• What to work on: Only the lines from the top of the listing below to the line that has "rotate=90] (vor) at" should be echoed, with both ends kept and pictures left out.

• Source excerpt:

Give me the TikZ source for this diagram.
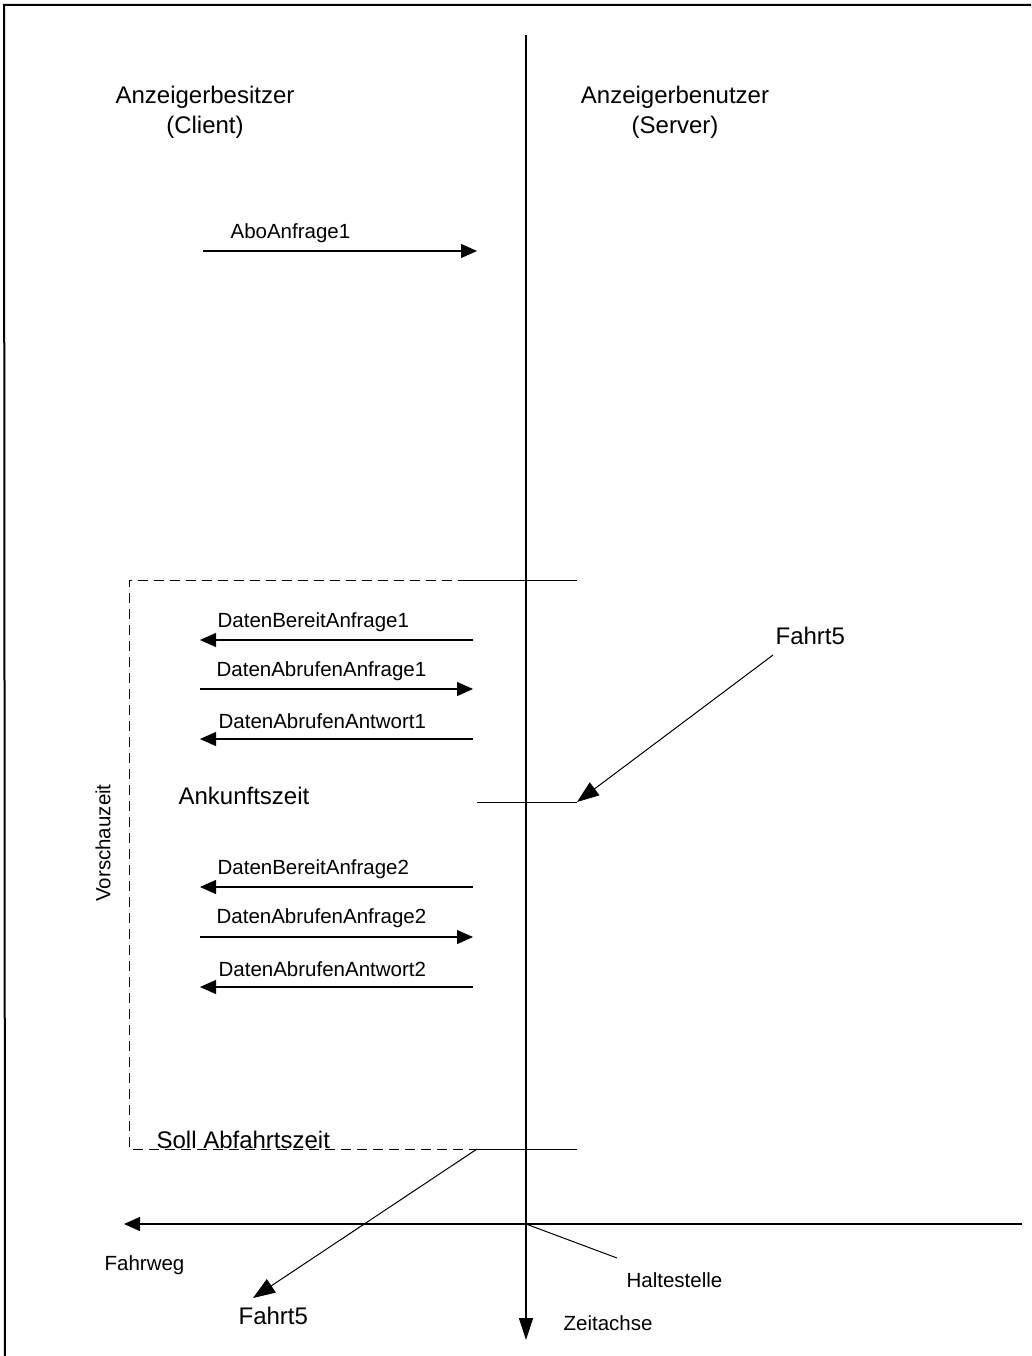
\documentclass[tikz,border=0pt]{standalone}
\usepackage{fontspec}
\setmainfont{Liberation Sans}
\usetikzlibrary{arrows.meta}
\begin{document}
\begin{tikzpicture}[x=1pt,y=-1pt,
  line width=1.2pt,
  bigtxt/.style={font=\fontsize{24}{30}\selectfont, inner sep=0pt},
  smalltxt/.style={font=\fontsize{20.5}{24}\selectfont, inner sep=0pt},
  msg/.style={-{Triangle[length=16pt,width=14pt]}},
  diag/.style={line width=1pt,-{Triangle[length=22pt,width=16pt]}},
  axis/.style={-{Triangle[length=22pt,width=14pt]}},
  frameline/.style={line width=2pt},
  dashline/.style={line width=1pt, dash pattern=on 10pt off 6pt}
]
\useasboundingbox (0,0) rectangle (1031,1356);
% frame
\coordinate (f1) at (4,5);
\coordinate (f2) at (1031,5);
\coordinate (f3) at (5,1356);
\draw[frameline] (f2) -- (f1) -- (f3);

% headers
\node[bigtxt, align=center] (client) at (205,112) {Anzeigerbesitzer\\(Client)};
\node[bigtxt, align=center] (server) at (675,112) {Anzeigerbenutzer\\(Server)};

% axes
\coordinate (vtop) at (526,35);
\coordinate (vbot) at (526,1340);
\coordinate (hright) at (1022,1224);
\coordinate (hleft) at (124,1224);
\coordinate (origin) at (526,1224);
\draw[axis] (vtop) -- (vbot);
\draw[-{Triangle[length=16pt,width=14pt]}] (hright) -- (hleft);

% AboAnfrage1
\coordinate (a1s) at (203,251);
\coordinate (a1e) at (477,251);
\draw[msg] (a1s) -- (a1e);
\node[smalltxt, anchor=west] (abo) at (230,233) {AboAnfrage1};

% dashed Vorschauzeit box
\coordinate (bt1) at (129,580);
\coordinate (bt2) at (468,580);
\coordinate (bt3) at (577,580);
\coordinate (bb1) at (129,1149);
\coordinate (bb2) at (477,1149);
\coordinate (bb3) at (577,1149);
\draw[dashline] (bt2) -- (bt1) -- (bb1) -- (bb2);
\draw[line width=1pt] (bt2) -- (bt3);
\draw[line width=1pt] (bb2) -- (bb3);
\node[smalltxt, rotate=90] (vor) at (103,843) {Vorschauzeit};

% messages set 1
\coordinate (m1r) at (473,640); \coordinate (m1l) at (200,640);
\coordinate (m2r) at (473,689); \coordinate (m2l) at (200,689);
\coordinate (m3r) at (473,739); \coordinate (m3l) at (200,739);
\draw[msg] (m1r) -- (m1l);
\draw[msg] (m2l) -- (m2r);
\draw[msg] (m3r) -- (m3l);
\node[smalltxt, anchor=west] (t1) at (217,622) {DatenBereitAnfrage1};
\node[smalltxt, anchor=west] (t2) at (216,671) {DatenAbrufenAnfrage1};
\node[smalltxt, anchor=west] (t3) at (218,721) {DatenAbrufenAntwort1};

% Ankunftszeit
\coordinate (ank1) at (477,802);
\coordinate (ank2) at (577,802);
\draw[line width=1pt] (ank1) -- (ank2);
\node[bigtxt, anchor=west] (ank) at (178,796) {Ankunftszeit};

% Fahrt5 top
\node[bigtxt, anchor=west] (fahrtA) at (775,636) {Fahrt5};
\coordinate (fa) at (773,655);
\draw[diag] (fa) -- (ank2);

% messages set 2
\coordinate (n1r) at (473,887); \coordinate (n1l) at (200,887);
\coordinate (n2r) at (473,937); \coordinate (n2l) at (200,937);
\coordinate (n3r) at (473,987); \coordinate (n3l) at (200,987);
\draw[msg] (n1r) -- (n1l);
\draw[msg] (n2l) -- (n2r);
\draw[msg] (n3r) -- (n3l);
\node[smalltxt, anchor=west] (u1) at (217,869) {DatenBereitAnfrage2};
\node[smalltxt, anchor=west] (u2) at (216,918) {DatenAbrufenAnfrage2};
\node[smalltxt, anchor=west] (u3) at (218,969) {DatenAbrufenAntwort2};

% Soll Abfahrtszeit
\node[bigtxt, anchor=west] (soll) at (156,1140) {Soll Abfahrtszeit};

% Fahrt5 bottom
\coordinate (fb) at (253,1298);
\draw[diag] (bb2) -- (fb);
\node[bigtxt, anchor=west] (fahrtB) at (238,1316) {Fahrt5};

% Haltestelle
\coordinate (hs) at (617,1258);
\draw[line width=1pt] (origin) -- (hs);
\node[smalltxt, anchor=west] (halt) at (626,1280) {Haltestelle};
\node[smalltxt, anchor=west] (fahrweg) at (104,1265) {Fahrweg};
\node[smalltxt, anchor=west] (zeit) at (563,1323) {Zeitachse};
\end{tikzpicture}
\end{document}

• Full output:
Give me the TikZ source for this diagram.
\documentclass[tikz,border=0pt]{standalone}
\usepackage{fontspec}
\setmainfont{Liberation Sans}
\usetikzlibrary{arrows.meta}
\begin{document}
\begin{tikzpicture}[x=1pt,y=-1pt,
  line width=1.2pt,
  bigtxt/.style={font=\fontsize{24}{30}\selectfont, inner sep=0pt},
  smalltxt/.style={font=\fontsize{20.5}{24}\selectfont, inner sep=0pt},
  msg/.style={-{Triangle[length=16pt,width=14pt]}},
  diag/.style={line width=1pt,-{Triangle[length=22pt,width=16pt]}},
  axis/.style={-{Triangle[length=22pt,width=14pt]}},
  frameline/.style={line width=2pt},
  dashline/.style={line width=1pt, dash pattern=on 10pt off 6pt}
]
\useasboundingbox (0,0) rectangle (1031,1356);
% frame
\coordinate (f1) at (4,5);
\coordinate (f2) at (1031,5);
\coordinate (f3) at (5,1356);
\draw[frameline] (f2) -- (f1) -- (f3);

% headers
\node[bigtxt, align=center] (client) at (205,112) {Anzeigerbesitzer\\(Client)};
\node[bigtxt, align=center] (server) at (675,112) {Anzeigerbenutzer\\(Server)};

% axes
\coordinate (vtop) at (526,35);
\coordinate (vbot) at (526,1340);
\coordinate (hright) at (1022,1224);
\coordinate (hleft) at (124,1224);
\coordinate (origin) at (526,1224);
\draw[axis] (vtop) -- (vbot);
\draw[-{Triangle[length=16pt,width=14pt]}] (hright) -- (hleft);

% AboAnfrage1
\coordinate (a1s) at (203,251);
\coordinate (a1e) at (477,251);
\draw[msg] (a1s) -- (a1e);
\node[smalltxt, anchor=west] (abo) at (230,233) {AboAnfrage1};

% dashed Vorschauzeit box
\coordinate (bt1) at (129,580);
\coordinate (bt2) at (468,580);
\coordinate (bt3) at (577,580);
\coordinate (bb1) at (129,1149);
\coordinate (bb2) at (477,1149);
\coordinate (bb3) at (577,1149);
\draw[dashline] (bt2) -- (bt1) -- (bb1) -- (bb2);
\draw[line width=1pt] (bt2) -- (bt3);
\draw[line width=1pt] (bb2) -- (bb3);
\node[smalltxt, rotate=90] (vor) at (103,843) {Vorschauzeit};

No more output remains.